今は、会社を越えてエンジニア同士が議論できる場もたくさんありますし、副業を認める動きも進んでいます。さまざまな場に属してビジネスの経験を積むのはキャリアにも奥行きが出そうですね。

鶴保

副業のレベルを越えて、複数の職業を持つ「複業」で活躍されている方もいますね。本職がありながら、別の分野でプロになっていたり。会社側も人事制度として認める動きがあって、それは好ましいと思いますね

杉島

会社にとっても、社外で得た知見を持ち帰ってもらうことで、新しい風を吹き込めるメリットがあるのではと思います。人材流出を懸念する担当者もいそうですが。

鶴保

人材はどうしても流出する時代ですからね。流動性の高さを社会として認めていかないといけない

だから、人事担当としても「自由にやっていいんだよ」というメッセージを発信するべきでしょうね。それも何回も繰り返し、繰り返し。人間って、「自由にやっていいよ」と言われても、なかなかやらないものですから。広報を通じて、「そういう会社なんだな」という雰囲気を社内外に発信してもらえたらと思います。

杉島

ありがとうございます。それでは最後に、これからのトレノケートに期待することについて聞かせて下さい。

鶴保

時代の流れは、トレノケートの取り組みに確実に向いていると思いますね。世の中の変化が激しいからこそ、教育の重要性が増しているわけです。教育の時代に入ってきた、と言っていいでしょう。

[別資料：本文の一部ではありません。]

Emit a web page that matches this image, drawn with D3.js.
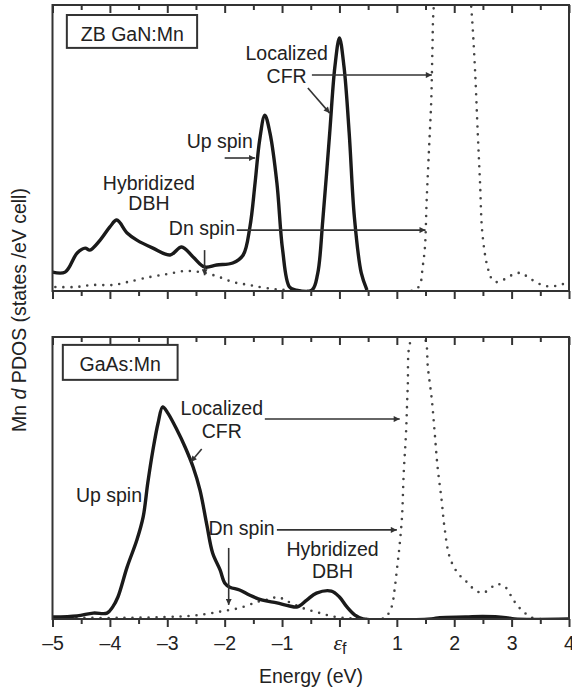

過去の歴史が証明するように、激しい変化に対して、社会や企業は最初どうしても抵抗します。気づいたときには手遅れになる場合も多い。そうなれば、「こういう動きがあるから、こういう教育をしたほうがいいですよ」と提言できる存在は大きな価値を生みます。教育に携わるものから見ても、トレノケートのビジネスは非常に面白いものになると感じます。